> **STORED DATA**:
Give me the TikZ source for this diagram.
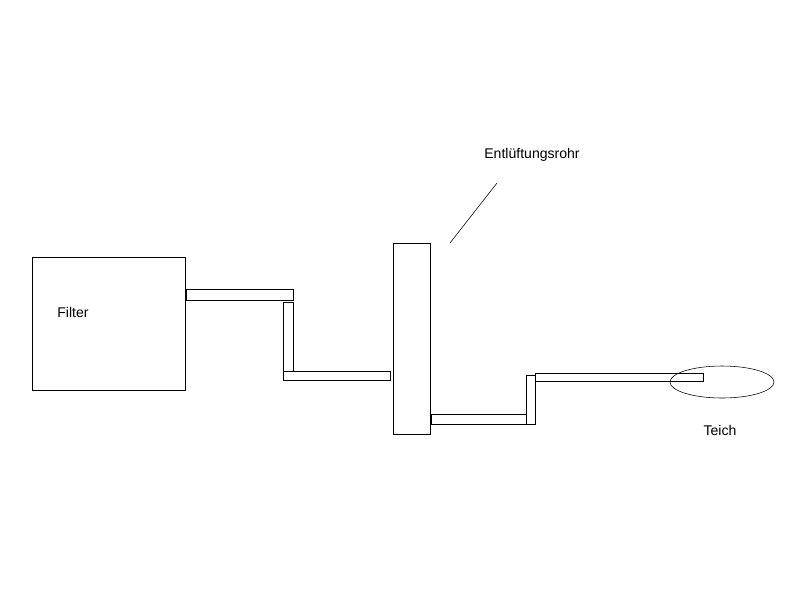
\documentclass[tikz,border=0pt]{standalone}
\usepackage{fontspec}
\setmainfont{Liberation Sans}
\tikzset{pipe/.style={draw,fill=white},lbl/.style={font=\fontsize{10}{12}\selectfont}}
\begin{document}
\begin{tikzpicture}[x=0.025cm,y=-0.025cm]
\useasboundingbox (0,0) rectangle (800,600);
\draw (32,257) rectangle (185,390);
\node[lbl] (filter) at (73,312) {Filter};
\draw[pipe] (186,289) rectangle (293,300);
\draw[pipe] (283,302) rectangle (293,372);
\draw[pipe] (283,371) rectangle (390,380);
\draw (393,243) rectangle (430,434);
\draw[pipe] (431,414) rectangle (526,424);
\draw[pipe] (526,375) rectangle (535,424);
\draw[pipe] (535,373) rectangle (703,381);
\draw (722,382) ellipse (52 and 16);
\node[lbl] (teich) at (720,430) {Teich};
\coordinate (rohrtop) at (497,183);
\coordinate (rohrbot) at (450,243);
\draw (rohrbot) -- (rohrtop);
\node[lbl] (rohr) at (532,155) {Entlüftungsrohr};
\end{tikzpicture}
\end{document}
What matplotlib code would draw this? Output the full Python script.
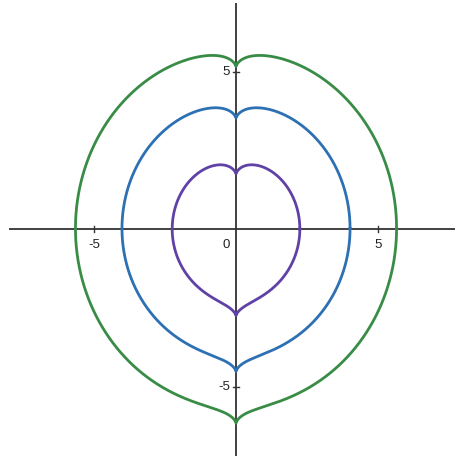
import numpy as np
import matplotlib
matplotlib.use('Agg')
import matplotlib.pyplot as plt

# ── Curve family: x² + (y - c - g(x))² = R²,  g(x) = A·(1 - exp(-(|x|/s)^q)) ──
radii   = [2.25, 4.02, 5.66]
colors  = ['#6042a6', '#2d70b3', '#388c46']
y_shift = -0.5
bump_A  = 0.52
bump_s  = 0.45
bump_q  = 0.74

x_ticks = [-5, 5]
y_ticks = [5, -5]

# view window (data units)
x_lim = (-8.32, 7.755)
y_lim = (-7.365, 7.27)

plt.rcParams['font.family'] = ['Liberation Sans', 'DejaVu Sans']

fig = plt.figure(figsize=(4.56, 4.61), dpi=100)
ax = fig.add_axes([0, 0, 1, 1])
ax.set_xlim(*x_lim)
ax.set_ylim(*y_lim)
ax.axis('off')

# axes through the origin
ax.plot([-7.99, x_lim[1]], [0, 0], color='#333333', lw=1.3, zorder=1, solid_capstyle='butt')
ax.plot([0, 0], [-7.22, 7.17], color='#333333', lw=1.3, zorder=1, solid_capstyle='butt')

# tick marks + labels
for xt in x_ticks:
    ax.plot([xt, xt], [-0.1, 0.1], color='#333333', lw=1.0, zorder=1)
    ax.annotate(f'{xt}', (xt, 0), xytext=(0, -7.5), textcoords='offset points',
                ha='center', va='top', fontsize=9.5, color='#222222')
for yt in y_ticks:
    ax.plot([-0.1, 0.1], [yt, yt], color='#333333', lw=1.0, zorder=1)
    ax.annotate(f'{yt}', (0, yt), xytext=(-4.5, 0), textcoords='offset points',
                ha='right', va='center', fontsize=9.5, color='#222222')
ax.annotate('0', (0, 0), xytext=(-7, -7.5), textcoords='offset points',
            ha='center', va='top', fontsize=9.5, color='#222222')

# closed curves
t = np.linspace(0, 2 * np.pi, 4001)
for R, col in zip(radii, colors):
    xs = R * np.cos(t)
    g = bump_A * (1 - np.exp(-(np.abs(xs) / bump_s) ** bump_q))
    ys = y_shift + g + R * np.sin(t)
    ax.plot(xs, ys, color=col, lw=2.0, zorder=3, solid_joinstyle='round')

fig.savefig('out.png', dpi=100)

> **TASK REQUIREMENTS**: Leave out every picture, and copy exactly the lines from the line that contains "What matplotlib code" through the end of the material.

> **RESPONSE TO THIS EXERCISE**:
What matplotlib code would draw this? Output the full Python script.
import numpy as np
import matplotlib
matplotlib.use('Agg')
import matplotlib.pyplot as plt

# ── Curve family: x² + (y - c - g(x))² = R²,  g(x) = A·(1 - exp(-(|x|/s)^q)) ──
radii   = [2.25, 4.02, 5.66]
colors  = ['#6042a6', '#2d70b3', '#388c46']
y_shift = -0.5
bump_A  = 0.52
bump_s  = 0.45
bump_q  = 0.74

x_ticks = [-5, 5]
y_ticks = [5, -5]

# view window (data units)
x_lim = (-8.32, 7.755)
y_lim = (-7.365, 7.27)

plt.rcParams['font.family'] = ['Liberation Sans', 'DejaVu Sans']

fig = plt.figure(figsize=(4.56, 4.61), dpi=100)
ax = fig.add_axes([0, 0, 1, 1])
ax.set_xlim(*x_lim)
ax.set_ylim(*y_lim)
ax.axis('off')

# axes through the origin
ax.plot([-7.99, x_lim[1]], [0, 0], color='#333333', lw=1.3, zorder=1, solid_capstyle='butt')
ax.plot([0, 0], [-7.22, 7.17], color='#333333', lw=1.3, zorder=1, solid_capstyle='butt')

# tick marks + labels
for xt in x_ticks:
    ax.plot([xt, xt], [-0.1, 0.1], color='#333333', lw=1.0, zorder=1)
    ax.annotate(f'{xt}', (xt, 0), xytext=(0, -7.5), textcoords='offset points',
                ha='center', va='top', fontsize=9.5, color='#222222')
for yt in y_ticks:
    ax.plot([-0.1, 0.1], [yt, yt], color='#333333', lw=1.0, zorder=1)
    ax.annotate(f'{yt}', (0, yt), xytext=(-4.5, 0), textcoords='offset points',
                ha='right', va='center', fontsize=9.5, color='#222222')
ax.annotate('0', (0, 0), xytext=(-7, -7.5), textcoords='offset points',
            ha='center', va='top', fontsize=9.5, color='#222222')

# closed curves
t = np.linspace(0, 2 * np.pi, 4001)
for R, col in zip(radii, colors):
    xs = R * np.cos(t)
    g = bump_A * (1 - np.exp(-(np.abs(xs) / bump_s) ** bump_q))
    ys = y_shift + g + R * np.sin(t)
    ax.plot(xs, ys, color=col, lw=2.0, zorder=3, solid_joinstyle='round')

fig.savefig('out.png', dpi=100)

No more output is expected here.